I was just curious, do most drummers use double strokes after a certain point? Like once it starts to get over 100 bpm, would it theoretically be impossible to play those note values using single strokes?
It depends on the music, and the player. Billy Cobham has some really fast, clean powerful single stroke rolls... and so do a lot of other drummers.

If I'm not mistaken, I believe that good rudiment drummers are expected to play 32nd notes @ 120bpm, but I'm not sure for how many beats.

Perhaps some other members could chime in with the longest single stroke roll they've seen in a piece of music.
 

MrInsanePolack

Platinum Member
Perhaps some other members could chime in with the longest single stroke roll they've seen in a piece of music.
I know this is metal and most don't like it, but there is a rather large single stroke fill at the beginning of this song. Probably the longest one I can think of that isn't just a blast beat. The whole fill is about 10 seconds long.

 

GetAgrippa

Platinum Member
It is single stroke rolls-that what he's doing on kick to isn't it? I like the music Mr Insane but when the singing starts that where they lose me. I don't pay attention to lyrics but melodically if it doesn't blend it distracts me. No singing I'm digging it. He's ripping it on drums-I really like the fast stuff. I've been practicing fast doubles, triples, and paradiddles on kick and hi hats. Fast doubles are easy but adding that other stroke triplet my speed falls, but I'll get there. The hats really don't like more than two quick notes-seems to bog down at 3 for some reason.
 

Push pull stroke

Platinum Member
If I'm not mistaken, I think the record is just upwards of 1,200 bpm, which I calculate to be 32nd notes @ 150bpm. But you're right in that they are really quiet, and the technique they use looks awkward to me.



It depends on the music, and the player. Billy Cobham has some really fast, clean powerful single stroke rolls... and so do a lot of other drummers.

If I'm not mistaken, I believe that good rudiment drummers are expected to play 32nd notes @ 120bpm, but I'm not sure for how many beats.

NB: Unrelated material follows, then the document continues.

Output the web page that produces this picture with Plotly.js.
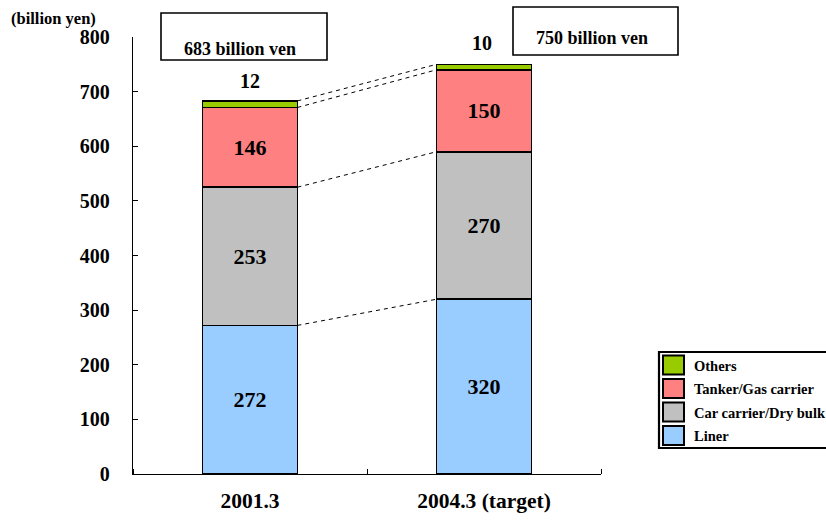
<!DOCTYPE html>
<html>
<head>
<meta charset="utf-8">
<script src="https://cdn.plot.ly/plotly-3.0.1.min.js"></script>
<style>html,body{margin:0;padding:0;background:#fff;}#chart{width:826px;height:521px;}</style>
</head>
<body>
<div id="chart"></div>
<script>
var categories = ["2001.3", "2004.3 (target)"];
var seriesNames = ["Liner", "Car carrier/Dry bulk", "Tanker/Gas carrier", "Others"];
var liner = [272, 320];
var carCarrier = [253, 270];
var tanker = [146, 150];
var others = [12, 10];
var totalLabels = ["683 billion ven", "750 billion ven"];
var yTicks = [0, 100, 200, 300, 400, 500, 600, 700, 800];
var colors = ["#99CCFF", "#C0C0C0", "#FF8080", "#99CC00"];

var FONT = "Liberation Serif, Times New Roman, serif";
var barW = 0.405;
var xIdx = categories.map(function(c, i){ return i; });
var series = [liner, carCarrier, tanker, others];

// plot area in pixels (for paper-coordinate helpers)
var PL = 133, PR = 601, PT = 37, PB = 474;
function px(x){ return (x - PL) / (PR - PL); }
function py(y){ return (PB - y) / (PB - PT); }

var traces = series.map(function(vals, k){
  var showText = k < 3;
  return {
    type: "bar", name: seriesNames[k], x: xIdx, y: vals, width: barW,
    marker: {color: colors[k], line: {color: "#000", width: 1.6}},
    text: showText ? vals.map(String) : null,
    textposition: showText ? "inside" : "none",
    insidetextanchor: "middle",
    textfont: {family: FONT, size: 22, color: "#000", weight: "bold"},
    hoverinfo: "none", showlegend: false
  };
});

var cum0 = [], cum1 = [], s0 = 0, s1 = 0;
series.forEach(function(s){ s0 += s[0]; s1 += s[1]; cum0.push(s0); cum1.push(s1); });

var shapes = [];
for (var i = 0; i < cum0.length; i++) {
  shapes.push({type: "line", xref: "x", yref: "y", x0: xIdx[0] + barW/2, x1: xIdx[1] - barW/2,
    y0: cum0[i], y1: cum1[i], line: {color: "#000", width: 1, dash: "4px,4px"}});
}
// total boxes
shapes.push({type: "rect", xref: "paper", yref: "paper", x0: px(161), x1: px(327),
  y0: py(60), y1: py(13), line: {color: "#000", width: 1.6}, fillcolor: "rgba(0,0,0,0)"});
shapes.push({type: "rect", xref: "paper", yref: "paper", x0: px(513), x1: px(678),
  y0: py(55), y1: py(7), line: {color: "#000", width: 1.6}, fillcolor: "rgba(0,0,0,0)"});

var annotations = [
  {xref: "paper", yref: "paper", x: px(240), y: py(49), xanchor: "center", yanchor: "middle",
   text: totalLabels[0], showarrow: false, font: {family: FONT, size: 18, color: "#000", weight: "bold"}},
  {xref: "paper", yref: "paper", x: px(592), y: py(38), xanchor: "center", yanchor: "middle",
   text: totalLabels[1], showarrow: false, font: {family: FONT, size: 18, color: "#000", weight: "bold"}},
  {xref: "x", yref: "y", x: xIdx[0], y: cum0[3], yshift: 20, xanchor: "center", yanchor: "middle",
   text: String(others[0]), showarrow: false, font: {family: FONT, size: 20, color: "#000", weight: "bold"}},
  {xref: "x", yref: "y", x: xIdx[1], y: cum1[3], yshift: 21, xshift: -2, xanchor: "center", yanchor: "middle",
   text: String(others[1]), showarrow: false, font: {family: FONT, size: 20, color: "#000", weight: "bold"}},
  {xref: "paper", yref: "paper", x: px(9), y: py(18), xanchor: "left", yanchor: "middle",
   text: "(billion yen)", showarrow: false, font: {family: FONT, size: 16.5, color: "#000", weight: "bold"}}
];

// custom legend (Others on top, Liner at bottom)
var legTop = 352, legBottom = 448, rowH = 23.5;
shapes.push({type: "rect", xref: "paper", yref: "paper", x0: px(659), x1: px(840),
  y0: py(legBottom), y1: py(legTop), line: {color: "#000", width: 2.2}, fillcolor: "#fff", layer: "below"});
for (var r = 0; r < 4; r++) {
  var k = 3 - r;
  var yTop = legTop + 3.5 + r * rowH;
  shapes.push({type: "rect", xref: "paper", yref: "paper", x0: px(663), x1: px(684),
    y0: py(yTop + 19), y1: py(yTop), line: {color: "#000", width: 2}, fillcolor: colors[k]});
  annotations.push({xref: "paper", yref: "paper", x: px(692), y: py(yTop + 10), xanchor: "left", yanchor: "middle",
    text: seriesNames[k], showarrow: false, font: {family: FONT, size: 14.5, color: "#000", weight: "bold"}});
}

var layout = {
  width: 826, height: 521,
  margin: {l: PL, r: 826 - PR, t: PT, b: 521 - PB, pad: 0},
  paper_bgcolor: "#fff", plot_bgcolor: "rgba(0,0,0,0)",
  barmode: "stack",
  showlegend: false,
  xaxis: {range: [-0.5, 1.5], tickvals: xIdx, ticktext: categories, showline: true, linecolor: "#000", linewidth: 1.3,
    ticks: "", showgrid: false, zeroline: false,
    minor: {tickvals: [-0.5, 0.5, 1.5], ticks: "inside", ticklen: 5, tickcolor: "#000", showgrid: false},
    tickfont: {family: FONT, size: 21.5, color: "#000", weight: "bold"}, ticklabelstandoff: 7, fixedrange: true},
  yaxis: {range: [0, 800], tickvals: yTicks, showline: true, linecolor: "#000", linewidth: 1.3,
    ticks: "inside", ticklen: 5, tickcolor: "#000", showgrid: false, zeroline: false,
    tickfont: {family: FONT, size: 20, color: "#000", weight: "bold"}, ticklabelstandoff: 18, fixedrange: true},
  shapes: shapes,
  annotations: annotations
};

Plotly.newPlot("chart", traces, layout, {displayModeBar: false, staticPlot: true});
</script>
</body>
</html>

Perhaps some other members could chime in with the longest single stroke roll they've seen in a piece of music.
You’re right, they’re over 150 bpm now, my math was wrong.
 

beyondbetrayal

Platinum Member
FYI as a tech death metal drummer most of these songs are counted in 16th notes. My band does most of our stuff between 200-240BPM. I do single strokes for most of the stuff. There are stretches where I blast for 30+ seconds and it is brutally taxing by the end of those songs. I think our longest song was 11 minutes and in the 230 range with a TON of 16ths on the hands and feet. I switched to heel toe for the kick years back because of this.

I see many drummers blasting in the 270 range these days doing 16th singles. You need to use wrist, fingers, rebound, and keep the stick height pretty low.

at 200bpm, 16ths.. or 100BPM 32nd notes I can play for 5 minutes straight doing singles. I can do 10 minutes at 180-190 but I have slacked the last few months and would have to build up my endurance.

the key is to play 10 minutes at a speed you CAN do easy, just bump it up a bpm every day until its hard.. I can't even count how many days my arms felt like rubber after practicing. I use a ton of pad work to do this but it isn't difficult. Just do it watching TV>

It's all about muscle memory and repetition. You HAVE to stay relaxed to play this fast. As soon as you start muscling it out it's game over and you fall apart. That is the issue with most guys playing fast. They play TOO fast TOO quick. When you see the tech death guys playing at 250+ they look like they could be sleeping half the time.
 

Rock Salad

Junior Member
I'm working on mine at 70 bpm. But I am practicing rests too.
How the hell do you internalize the pulse and count at those tempos?
My internal tongue gets twisted up sometimes even just a little faster than this. Obviously I am just beginning.
 

Rock Salad

Junior Member
Right? I do 1/32 doubles sometimes within the 1/16ths at 70 bpm, but even that is only like half the speed these guys are talking about. I can conceive doing 1/64ths at this tempo as groups, but I can't even imagine doubling the tempo itself.